Loss of the laminin subunit alpha-3 induces cell invasion and macrophage infiltration in cutaneous squamous cell carcinoma.

BACKGROUND: Cutaneous squamous cell carcinoma (cSCC) is a common cancer that invades the dermis through the basement membrane. The role of the basement membrane in poorly differentiated cSCC is not well understood. OBJECTIVES: To study the effect that loss of the laminin subunit alpha-3 (α3) chain from the tumour microenvironment has on tumour invasion and inflammatory cell recruitment. METHODS: We examined the role of the basement membrane proteins laminin subunits α3, ß3 and γ2 in SCC invasion and inflammatory cell recruitment using immunohistochemistry, short hairpin RNA knockdown, RNA-Seq, mouse xenograft models and patient tumour samples. RESULTS: Analysis of SCC tumours and cell lines using antibodies specific to laminin chains α3, ß3 and γ2 identified a link between poorly differentiated SCC and reduced expression of laminin α3 but not the other laminin subunits investigated. Knockdown of laminin α3 increased tumour invasion both in vitro and in vivo. Western blot and immunohistochemical staining identified increased phosphorylated myosin light chain with loss of laminin α3. Inhibition of ROCK (rho-associated protein kinase) but not Rac1 significantly reduced the invasive potential of laminin α3 knockdown cells. Knockdown of laminin subunits α3 and γ2 increased monocyte recruitment to the tumour microenvironment. However, only the loss of laminin α3 correlated with increased tumour-associated macrophages both in xenografted tumours and in patient tumour samples. CONCLUSIONS: These data provide evidence that loss of the laminin α3 chain in cSCC has an effect on both the epithelial and immune components of cSCC, resulting in an aggressive tumour microenvironment.

Suppression of TGFß and Angiogenesis by Type VII Collagen in Cutaneous SCC.

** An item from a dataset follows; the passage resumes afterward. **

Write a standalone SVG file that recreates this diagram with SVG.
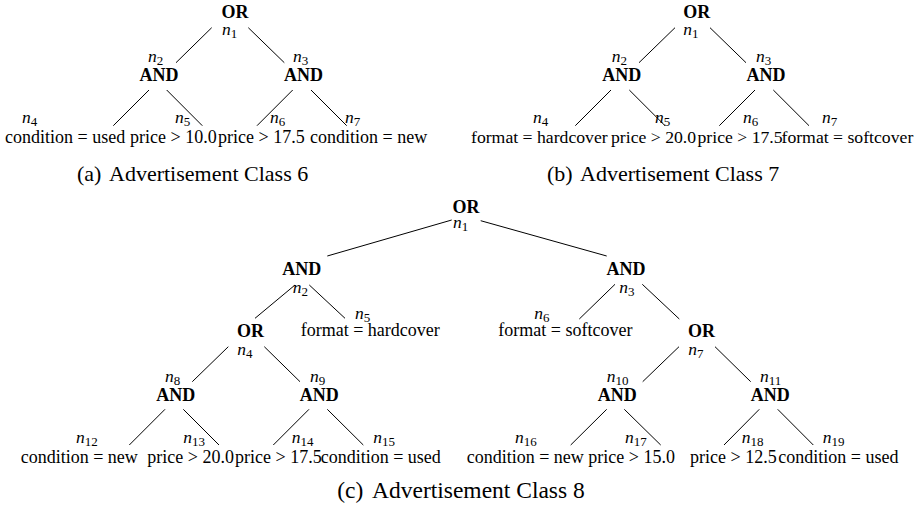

BACKGROUND: Individuals with severe generalized recessive dystrophic epidermolysis bullosa (RDEB), an inherited blistering disorder caused by mutations in the COL7A1 gene, develop unexplained aggressive squamous cell carcinomas (SCC). Here we report that loss of type VII collagen (Col7) in SCC results in increased TGFß signaling and angiogenesis in vitro and in vivo. METHODS: Stable knockdown (KD) of Col7 was established using shRNA, and cells were used in a mouse xenograft model. Angiogenesis was assessed by immunohistochemistry, endothelial tube-forming assays, and proteome arrays. Mouse and zebrafish models were used to examine the effect of recombinant Col7 on angiogenesis. Findings were confirmed in anonymized, archival human tissue: RDEB SCC tumors, non-EB SCC tumors, RDEB skin, normal skin; and two human RDEB SCC cell lines. The TGFß pathway was examined using immunoblotting, immunohistochemistry, biochemical inhibition, and siRNA. All statistical tests were two-sided. RESULTS: Increased numbers of cross-cut blood vessels were observed in Col7 KD compared with control xenografts (n = 4 to 7 per group) and in RDEB tumors (n = 21) compared with sporadic SCC (n = 24, P < .001). Recombinant human Col7 reversed the increased SCC angiogenesis in Col7 KD xenografts in vivo (n = 7 per group, P = .04). Blocking the interaction between α2ß1 integrin and Col7 increased TGFB1 mRNA expression 1.8-fold and p-Smad2 levels two-fold. Increased TGFß signaling and VEGF expression were observed in Col7 KD xenografts (n = 4) compared with control (n = 4) and RDEB tumors (TGFß markers, n = 6; VEGF, n = 17) compared with sporadic SCC (TGFß markers, n = 6; VEGF, n = 21). Inhibition of TGFß receptor signaling using siRNA resulted in decreased endothelial cell tube formation (n = 9 per group, mean tubes per well siC = 63.6, SD = 17.1; mean tubes per well siTßRII = 29.7, SD = 6.1, P = .02). CONCLUSIONS: Type VII collagen suppresses TGFß signaling and angiogenesis in cutaneous SCC. Patients with RDEB SCC may benefit from anti-angiogenic therapy.